Creepy Sedaris
Ahora Michiko Kakutani enfila sus baterías contra David Sedaris. Seguro conocen a esta especie de stand up comedy radial, que inició su carrera literaria escribiendo monólogos de un enano disfrazado de elfo en navidad. Confieso que a mí no me hace tanta gracia, quizá porque lo leo en castellano y me pierdo el sentido del humor gringo (a propósito, me pasa lo mismo con Saturday Night Live, pero no con Seinfeld ni Curb Your Enthusiasm, ¿alguna idea al respecto?). Intenté leer Cíclopes y no la soporté; me fue mejor con Un vestido de domingo (traducción desafortunada de Dress Your Family in Corduroy and Denim), ambas editadas por Mondadori. A principios de mes, Sedaris -refugiado en París- publicó su nueva obra When You Are Engulfed in Flames y la Kakutani se fue con todo. La calificó de asombrosamente mediocre (aunque anunció que sus fans encontrarán algunas cosillas rescatables) y de rascar la olla para encontrar más de lo mismo:
In his 2004 collection, “Dress Your Family in Corduroy and Denim,” Mr. Sedaris showed signs of transcending this formula: the most powerful entries from that volume (like “The Ship Shape,” in which a reminiscence about a long-ago family summer house blossomed into a moving meditation on time and age and loss) suggested that the author was evolving from a comic writer into a full-fledged memoirist. There is little of that sort of Chekhovian introspection in “When You Are Engulfed in Flames,” however. And little of the charming, self-deprecating humor that’s made a lot of his earlier work so popular among NPR listeners and New Yorker readers (...) the reader has the sense that Mr. Sedaris is scraping the bottom of the barrel for material, writing for the sake of producing another book, vamping for time instead of looking within or trying something new. His efforts to learn Japanese in “The Smoking Section” recall his earlier efforts to learn French. And his efforts to satirize Ivy League educations are cringe-makingly lame: To temper his father’s enthusiasm about his acceptance into college, he writes, “I announced that I would be majoring in patricide. The Princeton program was very strong back then, the best in the country, but it wasn’t the sort of thing your father could get too worked up about.” (...) Happily for the Sedaris fan, there are a few gems in this volume, most notably “Crybaby,” an account of another airplane trip in which Mr. Sedaris encounters a grieving widower, watches a Chris Rock movie and is suddenly reminded of his own childhood 40 years ago; and “Adult Figures Charging Toward a Concrete Toadstool,” which recounts his parents’ efforts to become art collectors. These pieces not only stand out in an incredibly mediocre volume, but they also remind the reader of what Mr. Sedaris can do at his best.

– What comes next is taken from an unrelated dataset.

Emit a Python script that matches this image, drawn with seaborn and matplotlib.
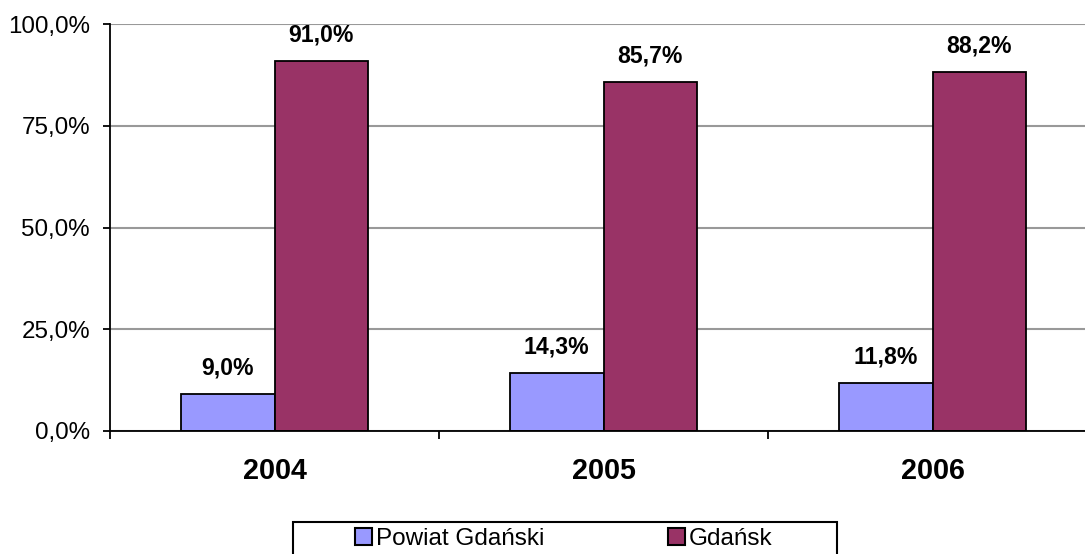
import pandas as pd
import matplotlib
matplotlib.use("Agg")
import matplotlib.pyplot as plt
import seaborn as sns
from matplotlib.patches import Rectangle
from matplotlib.ticker import FixedLocator, FuncFormatter

sns.set_style("white")
plt.rcParams['font.family'] = ['Liberation Sans', 'DejaVu Sans']
plt.rcParams['text.color'] = 'black'
plt.rcParams['xtick.color'] = 'black'
plt.rcParams['ytick.color'] = 'black'
plt.rcParams['xtick.labelcolor'] = 'black'
plt.rcParams['ytick.labelcolor'] = 'black'

# data
years = ["2004", "2005", "2006"]
powiat = [9.0, 14.3, 11.8]
gdansk = [91.0, 85.7, 88.2]
series = ["Powiat Gdański", "Gdańsk"]
colors = ["#9999FF", "#993366"]
yticks = [0, 25, 50, 75, 100]

df = pd.DataFrame({
    "year": years * 2,
    "value": powiat + gdansk,
    "series": [series[0]] * 3 + [series[1]] * 3,
})

def pl(v):
    return f"{v:.1f}".replace(".", ",") + "%"

fig = plt.figure(figsize=(10.85, 5.54), dpi=100)
ax = fig.add_axes([110 / 1085, 1 - 431 / 554, 987 / 1085, 407 / 554])

sns.barplot(data=df, x="year", y="value", hue="series", palette=colors,
            width=0.568, edgecolor="black", linewidth=1.3, saturation=1,
            ax=ax)

for cont in ax.containers:
    ax.bar_label(cont, labels=[pl(b.get_height()) for b in cont],
                 padding=10.5, fontsize=16.6, fontweight="bold", color="black")

ax.set_ylim(0, 100)
ax.set_xlim(-0.5, 2.5)
ax.set_yticks(yticks)
ax.yaxis.set_major_formatter(FuncFormatter(lambda v, p: pl(v)))
ax.tick_params(axis="y", length=5, width=1.3, pad=9.4, labelsize=17.4,
               left=True, color="black")
ax.tick_params(axis="x", which="major", length=0, pad=19, labelsize=20.7)
for t in ax.get_xticklabels():
    t.set_fontweight("bold")
ax.xaxis.set_minor_locator(FixedLocator([-0.5, 0.5, 1.5, 2.5]))
ax.tick_params(axis="x", which="minor", length=5.8, width=1.3,
               bottom=True, color="black")
ax.set_xlabel("")
ax.set_ylabel("")

ax.yaxis.grid(True, color="#999999", linewidth=1.5)
ax.set_axisbelow(True)
for s in ["top", "right"]:
    ax.spines[s].set_visible(False)
for s in ["left", "bottom"]:
    ax.spines[s].set_color("black")
    ax.spines[s].set_linewidth(1.3)

handles, labels = ax.get_legend_handles_labels()
ax.get_legend().remove()
leg = fig.legend(handles, labels, loc="upper left",
                 bbox_to_anchor=(355 / 1085, 1 - 528 / 554), ncol=2,
                 frameon=False, fontsize=17.5, borderpad=0, borderaxespad=0,
                 handlelength=0.7, handleheight=0.7, handletextpad=0.16,
                 columnspacing=5.1)
for h in leg.legend_handles:
    h.set_edgecolor("black")
    h.set_linewidth(1.5)

fig.patches.append(Rectangle((293 / 1085, -0.1), (837 - 293) / 1085,
                             0.1 + 1 - 522 / 554, transform=fig.transFigure,
                             fill=False, edgecolor="black", linewidth=1.5))

fig.savefig("out.png", dpi=100)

Pero lo mejor de todo es que a partir de la carátula y algunas situaciones realmente hórridas que cuenta que suceden en el libro, declaró que el libro tenía un "creepy-aroma". Eso no estará nada mal para algunos frikis, ¿no? Aquí otra vez la Kakutani:
As the cover illustration for this book (which depicts a skull smoking a cigarette) suggests, a lot of these pieces have a distinctly distasteful — even downright creepy — aroma. One chapter details Mr. Sedaris’s fascination with dead bodies (as a boy, he says, he used to keep digging up the bodies of dead pets, after he’d buried them) and features a “CSI”-like trip to a medical examiner’s office, during which Mr. Sedaris watches a pathologist collect maggots from a victim’s spinal column and learns that “if you jump from a tall building and land on your back, your eyes will pop out of your head and hang by bloody cables.” Another chapter recounts hitchhiking episodes in which he says he was propositioned by a man and his negligee-wearing wife and, another time, by a truck driver who kept talking about oral sex. A third entry concerns a neighbor in France who was sent to jail, reportedly for sexually molesting his wife’s grandchildren. For that matter, many of the acquaintances Mr. Sedaris writes about in this book — and writes about sketchily, as though he were in too much of a rush to provide any nuance or emotional detail — are decidedly unpleasant company. There’s a neighbor named Helen, who likes to hurl racial epithets and expletives at people and who presides over a New York apartment building “like the secret police, always watching, always taking notes.” There’s a New York cabdriver, who obnoxiously boasts of his sexual exploits with two women, and there’s Becky, a snippy airplane seatmate, who treats the author icily after he refuses to trade seats with her husband.